Marks told Civil Beat in a recent interview that any claims that she or her colleagues are going after Totto on behalf of the mayor are laughable. In fact, she says she hasn’t had any contact with the mayor since she was unanimously confirmed to the Ethics Commission by the City Council in December 2014.
“I think much of the discussion, if you will, was manufactured,” Marks said. “I don’t think there’s any issue.”
The media policy came about, she said, because she and some of her colleagues — mainly the judges — had problems with how Totto was handling himself in the press. Marks refused to discuss the Ethics Commission’s internal investigation of Totto, but did say that the remedial actions that were called for by her and others, such as tracking staff time in six-minute intervals, was a necessary part of improving office functionality.
She added that she does not feel that the commission has been micromanaging Totto.
“Having an office that is efficient is important and knowing where cases are and how much time you’re spending on them is an important management tool,” Marks said. “What we don’t know is whether a request for advice takes five minutes to answer or five days of legal research to answer, and that’s what we’re trying to ferret out.”

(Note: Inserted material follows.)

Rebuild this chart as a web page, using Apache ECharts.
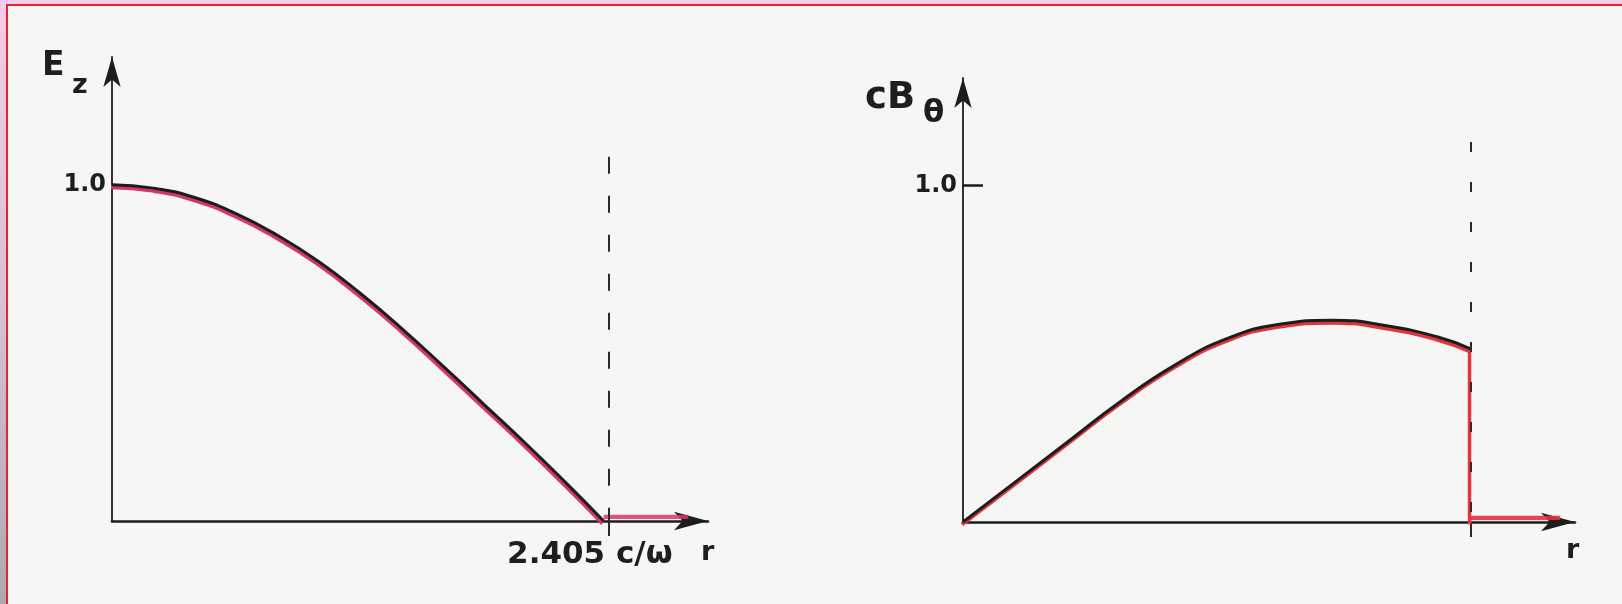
<!DOCTYPE html>
<html>
<head>
<meta charset="utf-8">
<script src="https://cdn.jsdelivr.net/npm/echarts@6/dist/echarts.min.js"></script>
<style>
  html, body { margin: 0; padding: 0; background: #f6f6f4; }
  #chart { width: 1622px; height: 604px; }
</style>
</head>
<body>
<div id="chart"></div>
<script>
// Axial electric field E_z across the radius r (units of c/ω)
const ezRadius = [0, 0.2, 0.4, 0.6, 0.8, 1.0, 1.2, 1.4, 1.6, 1.8, 2.0, 2.2, 2.38];
const ezValues = [1.0, 0.99, 0.962, 0.914, 0.85, 0.772, 0.678, 0.574, 0.462, 0.347, 0.232, 0.112, 0];
const ezTailRadius = [2.38, 2.79];
const ezTailValues = [0, 0];

// Azimuthal magnetic field cB_θ across the radius
const cbRadius = [0, 0.25, 0.5, 0.75, 1.0, 1.25, 1.5, 1.75, 2.0, 2.25, 2.405];
const cbValues = [0, 0.12, 0.24, 0.36, 0.465, 0.545, 0.588, 0.6, 0.584, 0.55, 0.515];
const cbDropRadius = [2.405, 2.405];
const cbDropValues = [0.515, 0];
const cbTailRadius = [2.405, 2.83];
const cbTailValues = [0, 0];

// Boundary radius and tick labels
const cutoffRadius = 2.405;
const cutoffLabel = '2.405 c/ω';
const yTickValues = [1.0];

const pairs = (xs, ys) => xs.map((x, i) => [x, ys[i]]);

const INK = '#1d1d1d';
const FONT = '"DejaVu Sans", sans-serif';

// Two panels; each has a base layer (axes + ink curve), an offset layer for the
// coloured trace under the curve, and a slightly raised layer for the zero trace.
const panels = [
  { left: 112, top: 57, width: 596, height: 464, xMax: 2.885, yMax: 1.38, showCutoffLabel: true,
    yTick: false, dash: [17, 22], markTop: 1.083, trace: '#d4386a' },
  { left: 963, top: 78, width: 612, height: 444, xMax: 2.90, yMax: 1.32, showCutoffLabel: false,
    yTick: true, dash: [10, 30], markTop: 1.13, trace: '#e0343f' }
];
const layers = [ { dx: 0, dy: 0 }, { dx: -1, dy: 2.5 }, { dx: 0, dy: -4 } ];

const grids = [], xAxes = [], yAxes = [];
panels.forEach(p => {
  layers.forEach((l, li) => {
    grids.push({ left: p.left + l.dx, top: p.top + l.dy, width: p.width, height: p.height });
    const base = li === 0;
    xAxes.push({
      type: 'value', gridIndex: grids.length - 1, min: 0, max: p.xMax, show: base,
      splitLine: { show: false },
      axisTick: {
        show: base, customValues: [cutoffRadius], length: 15,
        lineStyle: { color: '#2a2a2a', width: 2 }
      },
      axisLine: {
        show: base, symbol: ['none', 'arrow'], symbolSize: [14, 34],
        lineStyle: { color: INK, width: 2.6 }
      },
      axisLabel: {
        show: base && p.showCutoffLabel,
        customValues: [cutoffRadius],
        formatter: () => cutoffLabel,
        fontFamily: FONT, fontWeight: 'bold', fontSize: 31, color: '#1e1e1e',
        margin: 18, padding: [0, 38, 0, 0]
      }
    });
    yAxes.push({
      type: 'value', gridIndex: grids.length - 1, min: 0, max: p.yMax, show: base,
      splitLine: { show: false },
      axisLine: {
        show: base, symbol: ['none', 'arrow'], symbolSize: [13, 30],
        lineStyle: { color: INK, width: 1.8 }
      },
      axisTick: {
        show: base && p.yTick, customValues: yTickValues, inside: true, length: 20,
        lineStyle: { color: INK, width: 2.5 }
      },
      axisLabel: {
        show: base, customValues: yTickValues,
        formatter: v => Number(v).toFixed(1),
        fontFamily: FONT, fontWeight: 'bold', fontSize: 24, color: '#1e1e1e', margin: 6
      }
    });
  });
});

function cutoffMark(p) {
  return {
    silent: true, symbol: ['none', 'none'], animation: false,
    label: { show: false },
    lineStyle: { color: '#2a2a2a', width: 2, type: p.dash },
    data: [[ { coord: [cutoffRadius, p.markTop] }, { coord: [cutoffRadius, 0] } ]]
  };
}

const ink = { color: INK, width: 3 };
const curve = { smooth: 0.5, showSymbol: false };
const series = [
  // E_z panel
  { type: 'line', xAxisIndex: 0, yAxisIndex: 0, data: pairs(ezRadius, ezValues), ...curve,
    lineStyle: ink, z: 4, markLine: cutoffMark(panels[0]) },
  { type: 'line', xAxisIndex: 1, yAxisIndex: 1, data: pairs(ezRadius, ezValues), ...curve,
    lineStyle: { color: panels[0].trace, width: 4 }, z: 2 },
  { type: 'line', xAxisIndex: 2, yAxisIndex: 2, data: pairs(ezTailRadius, ezTailValues),
    showSymbol: false, lineStyle: { color: panels[0].trace, width: 4.5, opacity: 0.85 }, z: 2 },
  // cB_θ panel
  { type: 'line', xAxisIndex: 3, yAxisIndex: 3, data: pairs(cbRadius, cbValues), ...curve,
    lineStyle: ink, z: 4, markLine: cutoffMark(panels[1]) },
  { type: 'line', xAxisIndex: 4, yAxisIndex: 4, data: pairs(cbRadius, cbValues), ...curve,
    lineStyle: { color: panels[1].trace, width: 4 }, z: 2 },
  { type: 'line', xAxisIndex: 4, yAxisIndex: 4, data: pairs(cbDropRadius, cbDropValues),
    showSymbol: false, lineStyle: { color: panels[1].trace, width: 3.5 }, z: 2 },
  { type: 'line', xAxisIndex: 5, yAxisIndex: 5, data: pairs(cbTailRadius, cbTailValues),
    showSymbol: false, lineStyle: { color: panels[1].trace, width: 4.5, opacity: 0.9 }, z: 2 }
];

const txt = (text, x, y, size) => ({
  type: 'text', x, y, silent: true, z: 10,
  style: { text, fill: '#1e1e1e', font: `bold ${size}px ${FONT}`, verticalAlign: 'middle' }
});

const graphic = [
  // page edges
  { type: 'rect', shape: { x: 0, y: 0, width: 1622, height: 4 }, style: { fill: '#f6cde8' }, silent: true },
  { type: 'rect', shape: { x: 0, y: 0, width: 6, height: 604 }, silent: true,
    style: { fill: { type: 'linear', x: 0, y: 0, x2: 0, y2: 1,
      colorStops: [ { offset: 0, color: '#f3cde8' }, { offset: 0.5, color: '#d8c0d4' }, { offset: 1, color: '#aea8b0' } ] } } },
  { type: 'rect', shape: { x: 6, y: 4, width: 1616, height: 2 }, style: { fill: '#e8232d' }, silent: true },
  { type: 'rect', shape: { x: 6, y: 4, width: 2, height: 600 }, style: { fill: '#e8232d' }, silent: true },
  // axis titles
  txt('E', 42, 66, 33),
  txt('z', 72, 86, 27),
  txt('r', 701, 553, 27),
  txt('cB', 865, 98, 37),
  txt('θ', 923, 114, 31),
  txt('r', 1566, 551, 27)
];

const chart = echarts.init(document.getElementById('chart'), null, { renderer: 'canvas' });
chart.setOption({
  backgroundColor: '#f6f6f4',
  animation: false,
  grid: grids,
  xAxis: xAxes,
  yAxis: yAxes,
  series,
  graphic
});
</script>
</body>
</html>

She said the main purpose of the commission is to perform investigations, and readily admits that the office is short-staffed. But even though Totto is usually flanked by his attorney Carlisle during Ethics Commission meetings, Marks says that the commissioners’ relationship with their executive director is “congenial and positive.”
“I don’t have any friction. I don’t know if other people view things differently,” Marks said. “I think the commissioners are just trying to do the best they can do and do the right thing.”
The next Ethics Commission meeting is scheduled for Wednesday. On the agenda is an executive session item in which the commissioners will discuss a resolution to Totto’s possible legal claims against the agency.